(Items from a dataset)
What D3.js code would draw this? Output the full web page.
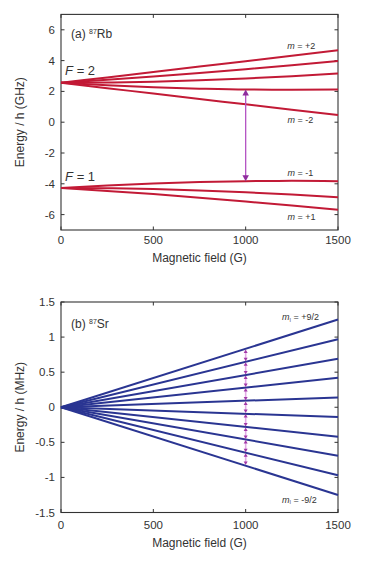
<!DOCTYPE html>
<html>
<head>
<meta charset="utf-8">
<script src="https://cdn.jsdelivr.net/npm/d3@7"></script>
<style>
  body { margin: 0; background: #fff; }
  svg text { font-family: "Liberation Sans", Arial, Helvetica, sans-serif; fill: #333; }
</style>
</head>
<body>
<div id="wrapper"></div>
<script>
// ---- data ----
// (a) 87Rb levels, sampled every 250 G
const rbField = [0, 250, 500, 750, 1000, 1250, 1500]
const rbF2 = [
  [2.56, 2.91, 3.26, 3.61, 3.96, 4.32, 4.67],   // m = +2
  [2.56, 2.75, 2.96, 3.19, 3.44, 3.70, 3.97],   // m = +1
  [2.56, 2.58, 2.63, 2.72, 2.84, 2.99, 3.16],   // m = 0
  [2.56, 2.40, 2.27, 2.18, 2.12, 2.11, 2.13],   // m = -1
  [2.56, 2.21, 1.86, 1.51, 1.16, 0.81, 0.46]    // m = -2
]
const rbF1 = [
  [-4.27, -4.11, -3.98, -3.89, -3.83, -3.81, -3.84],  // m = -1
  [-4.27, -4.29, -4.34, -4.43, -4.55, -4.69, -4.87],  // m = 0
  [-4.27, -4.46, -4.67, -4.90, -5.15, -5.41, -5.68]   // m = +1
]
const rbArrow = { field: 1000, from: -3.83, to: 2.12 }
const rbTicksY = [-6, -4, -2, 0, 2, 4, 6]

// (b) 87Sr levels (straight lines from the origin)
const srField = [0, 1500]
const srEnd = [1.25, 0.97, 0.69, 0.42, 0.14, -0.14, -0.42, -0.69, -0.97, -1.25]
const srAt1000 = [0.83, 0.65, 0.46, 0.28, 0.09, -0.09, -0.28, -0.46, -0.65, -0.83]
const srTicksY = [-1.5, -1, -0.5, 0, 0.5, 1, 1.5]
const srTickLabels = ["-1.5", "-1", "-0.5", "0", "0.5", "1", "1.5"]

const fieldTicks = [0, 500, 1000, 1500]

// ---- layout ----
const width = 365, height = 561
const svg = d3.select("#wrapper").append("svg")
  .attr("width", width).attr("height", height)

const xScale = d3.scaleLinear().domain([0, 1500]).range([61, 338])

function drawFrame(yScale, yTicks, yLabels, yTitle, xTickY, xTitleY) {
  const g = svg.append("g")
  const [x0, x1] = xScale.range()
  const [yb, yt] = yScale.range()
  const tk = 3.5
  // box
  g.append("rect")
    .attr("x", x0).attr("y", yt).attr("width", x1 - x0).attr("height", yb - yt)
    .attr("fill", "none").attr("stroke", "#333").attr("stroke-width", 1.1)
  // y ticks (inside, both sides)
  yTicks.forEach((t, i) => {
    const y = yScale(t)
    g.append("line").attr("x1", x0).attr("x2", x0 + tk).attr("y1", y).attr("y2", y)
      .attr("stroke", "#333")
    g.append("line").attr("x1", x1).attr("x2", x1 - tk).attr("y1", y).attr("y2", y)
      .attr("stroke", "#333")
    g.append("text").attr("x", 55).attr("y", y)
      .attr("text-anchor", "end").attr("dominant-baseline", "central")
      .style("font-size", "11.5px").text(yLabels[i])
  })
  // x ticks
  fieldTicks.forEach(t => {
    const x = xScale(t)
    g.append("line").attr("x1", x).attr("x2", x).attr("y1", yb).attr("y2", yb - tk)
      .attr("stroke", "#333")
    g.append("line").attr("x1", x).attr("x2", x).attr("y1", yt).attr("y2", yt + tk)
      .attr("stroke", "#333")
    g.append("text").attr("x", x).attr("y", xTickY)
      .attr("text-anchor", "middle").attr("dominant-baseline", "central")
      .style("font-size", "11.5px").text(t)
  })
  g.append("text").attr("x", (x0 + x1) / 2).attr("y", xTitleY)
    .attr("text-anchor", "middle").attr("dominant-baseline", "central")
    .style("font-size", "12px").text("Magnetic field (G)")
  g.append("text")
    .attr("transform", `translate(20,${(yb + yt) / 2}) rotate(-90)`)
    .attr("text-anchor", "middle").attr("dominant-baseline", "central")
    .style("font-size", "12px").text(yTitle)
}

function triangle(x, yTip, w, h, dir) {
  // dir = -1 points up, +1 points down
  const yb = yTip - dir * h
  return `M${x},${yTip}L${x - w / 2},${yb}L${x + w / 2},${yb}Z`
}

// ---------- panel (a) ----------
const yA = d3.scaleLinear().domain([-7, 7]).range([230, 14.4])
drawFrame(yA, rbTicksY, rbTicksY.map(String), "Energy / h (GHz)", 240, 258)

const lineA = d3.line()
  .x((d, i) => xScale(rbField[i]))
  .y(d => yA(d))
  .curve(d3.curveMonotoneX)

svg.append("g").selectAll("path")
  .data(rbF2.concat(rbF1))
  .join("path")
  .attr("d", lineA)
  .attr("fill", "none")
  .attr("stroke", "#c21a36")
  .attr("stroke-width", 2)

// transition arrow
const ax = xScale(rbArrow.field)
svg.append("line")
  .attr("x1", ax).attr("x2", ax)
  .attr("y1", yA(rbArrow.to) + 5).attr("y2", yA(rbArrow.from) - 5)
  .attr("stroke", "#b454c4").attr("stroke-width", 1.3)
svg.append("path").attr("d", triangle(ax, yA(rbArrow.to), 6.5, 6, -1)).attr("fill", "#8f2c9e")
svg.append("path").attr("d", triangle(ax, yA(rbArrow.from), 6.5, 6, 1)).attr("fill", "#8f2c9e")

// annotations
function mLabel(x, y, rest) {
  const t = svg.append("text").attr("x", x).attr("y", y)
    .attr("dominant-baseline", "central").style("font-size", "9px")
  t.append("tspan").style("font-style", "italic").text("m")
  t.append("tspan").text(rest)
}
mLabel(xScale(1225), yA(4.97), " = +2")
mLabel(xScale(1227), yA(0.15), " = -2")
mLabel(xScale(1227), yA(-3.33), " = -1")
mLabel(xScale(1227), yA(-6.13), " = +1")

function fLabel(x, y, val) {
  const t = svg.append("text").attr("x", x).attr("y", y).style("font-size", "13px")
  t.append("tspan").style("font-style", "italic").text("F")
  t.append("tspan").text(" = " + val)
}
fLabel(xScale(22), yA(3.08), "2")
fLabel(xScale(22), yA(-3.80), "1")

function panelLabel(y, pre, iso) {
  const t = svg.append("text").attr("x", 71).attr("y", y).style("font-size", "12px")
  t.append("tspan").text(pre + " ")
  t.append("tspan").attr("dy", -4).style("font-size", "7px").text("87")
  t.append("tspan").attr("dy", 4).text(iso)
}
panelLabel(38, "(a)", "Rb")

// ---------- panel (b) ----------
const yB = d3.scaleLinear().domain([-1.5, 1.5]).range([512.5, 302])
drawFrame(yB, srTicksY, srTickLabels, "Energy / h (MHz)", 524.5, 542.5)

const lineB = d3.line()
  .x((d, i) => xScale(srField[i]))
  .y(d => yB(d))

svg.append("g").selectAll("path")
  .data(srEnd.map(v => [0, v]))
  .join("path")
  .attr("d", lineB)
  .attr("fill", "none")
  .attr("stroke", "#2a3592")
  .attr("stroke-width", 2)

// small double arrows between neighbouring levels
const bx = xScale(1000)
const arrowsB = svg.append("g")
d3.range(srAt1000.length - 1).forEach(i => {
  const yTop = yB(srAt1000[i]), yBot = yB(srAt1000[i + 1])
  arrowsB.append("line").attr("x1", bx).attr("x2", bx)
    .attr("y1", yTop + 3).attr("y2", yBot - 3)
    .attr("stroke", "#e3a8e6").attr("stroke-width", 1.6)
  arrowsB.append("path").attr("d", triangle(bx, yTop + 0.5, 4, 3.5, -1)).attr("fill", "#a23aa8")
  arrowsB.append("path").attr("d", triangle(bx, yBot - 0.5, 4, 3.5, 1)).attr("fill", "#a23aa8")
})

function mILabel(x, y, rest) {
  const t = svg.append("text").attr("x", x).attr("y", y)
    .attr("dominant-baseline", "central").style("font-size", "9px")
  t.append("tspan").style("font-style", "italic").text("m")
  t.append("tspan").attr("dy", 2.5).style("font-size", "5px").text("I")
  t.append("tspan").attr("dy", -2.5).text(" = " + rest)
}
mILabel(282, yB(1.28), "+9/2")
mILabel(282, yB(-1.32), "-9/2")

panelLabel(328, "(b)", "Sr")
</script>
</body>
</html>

---

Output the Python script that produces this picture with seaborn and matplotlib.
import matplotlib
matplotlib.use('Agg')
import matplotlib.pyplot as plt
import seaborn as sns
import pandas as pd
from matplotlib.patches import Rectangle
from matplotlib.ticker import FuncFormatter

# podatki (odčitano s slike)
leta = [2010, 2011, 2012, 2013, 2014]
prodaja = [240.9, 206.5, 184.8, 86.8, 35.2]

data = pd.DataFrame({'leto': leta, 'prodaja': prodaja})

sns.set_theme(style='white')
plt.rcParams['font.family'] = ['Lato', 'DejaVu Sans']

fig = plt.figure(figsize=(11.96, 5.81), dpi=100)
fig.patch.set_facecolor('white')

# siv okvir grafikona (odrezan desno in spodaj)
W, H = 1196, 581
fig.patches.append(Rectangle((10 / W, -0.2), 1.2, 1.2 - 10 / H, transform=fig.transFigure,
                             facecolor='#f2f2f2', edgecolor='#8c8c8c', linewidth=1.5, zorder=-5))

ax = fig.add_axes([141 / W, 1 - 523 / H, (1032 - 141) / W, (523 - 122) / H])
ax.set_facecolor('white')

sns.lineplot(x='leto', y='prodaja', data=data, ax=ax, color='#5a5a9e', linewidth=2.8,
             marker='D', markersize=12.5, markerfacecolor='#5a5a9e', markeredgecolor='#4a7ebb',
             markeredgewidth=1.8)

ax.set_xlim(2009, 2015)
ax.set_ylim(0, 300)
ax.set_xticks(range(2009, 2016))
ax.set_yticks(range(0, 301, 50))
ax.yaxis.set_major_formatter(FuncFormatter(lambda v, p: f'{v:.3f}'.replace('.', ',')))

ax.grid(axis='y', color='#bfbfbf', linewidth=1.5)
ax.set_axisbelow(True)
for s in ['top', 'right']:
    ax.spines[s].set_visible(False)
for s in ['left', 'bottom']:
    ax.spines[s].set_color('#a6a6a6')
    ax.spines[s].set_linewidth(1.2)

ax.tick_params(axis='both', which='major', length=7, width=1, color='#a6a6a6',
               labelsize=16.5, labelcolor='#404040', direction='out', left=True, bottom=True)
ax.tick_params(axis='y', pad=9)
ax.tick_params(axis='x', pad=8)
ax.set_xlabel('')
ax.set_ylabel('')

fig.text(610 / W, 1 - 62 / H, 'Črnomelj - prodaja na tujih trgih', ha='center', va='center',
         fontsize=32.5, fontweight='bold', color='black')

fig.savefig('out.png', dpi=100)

* Stated exercise
Look above for the line with "What D3.js code" and copy exactly from it through the line with "d3.scaleLinear().domain([0, 1500]).range([61, 338])", both included. Omit the pictures.

* Reply to the exercise
What D3.js code would draw this? Output the full web page.
<!DOCTYPE html>
<html>
<head>
<meta charset="utf-8">
<script src="https://cdn.jsdelivr.net/npm/d3@7"></script>
<style>
  body { margin: 0; background: #fff; }
  svg text { font-family: "Liberation Sans", Arial, Helvetica, sans-serif; fill: #333; }
</style>
</head>
<body>
<div id="wrapper"></div>
<script>
// ---- data ----
// (a) 87Rb levels, sampled every 250 G
const rbField = [0, 250, 500, 750, 1000, 1250, 1500]
const rbF2 = [
  [2.56, 2.91, 3.26, 3.61, 3.96, 4.32, 4.67],   // m = +2
  [2.56, 2.75, 2.96, 3.19, 3.44, 3.70, 3.97],   // m = +1
  [2.56, 2.58, 2.63, 2.72, 2.84, 2.99, 3.16],   // m = 0
  [2.56, 2.40, 2.27, 2.18, 2.12, 2.11, 2.13],   // m = -1
  [2.56, 2.21, 1.86, 1.51, 1.16, 0.81, 0.46]    // m = -2
]
const rbF1 = [
  [-4.27, -4.11, -3.98, -3.89, -3.83, -3.81, -3.84],  // m = -1
  [-4.27, -4.29, -4.34, -4.43, -4.55, -4.69, -4.87],  // m = 0
  [-4.27, -4.46, -4.67, -4.90, -5.15, -5.41, -5.68]   // m = +1
]
const rbArrow = { field: 1000, from: -3.83, to: 2.12 }
const rbTicksY = [-6, -4, -2, 0, 2, 4, 6]

// (b) 87Sr levels (straight lines from the origin)
const srField = [0, 1500]
const srEnd = [1.25, 0.97, 0.69, 0.42, 0.14, -0.14, -0.42, -0.69, -0.97, -1.25]
const srAt1000 = [0.83, 0.65, 0.46, 0.28, 0.09, -0.09, -0.28, -0.46, -0.65, -0.83]
const srTicksY = [-1.5, -1, -0.5, 0, 0.5, 1, 1.5]
const srTickLabels = ["-1.5", "-1", "-0.5", "0", "0.5", "1", "1.5"]

const fieldTicks = [0, 500, 1000, 1500]

// ---- layout ----
const width = 365, height = 561
const svg = d3.select("#wrapper").append("svg")
  .attr("width", width).attr("height", height)

const xScale = d3.scaleLinear().domain([0, 1500]).range([61, 338])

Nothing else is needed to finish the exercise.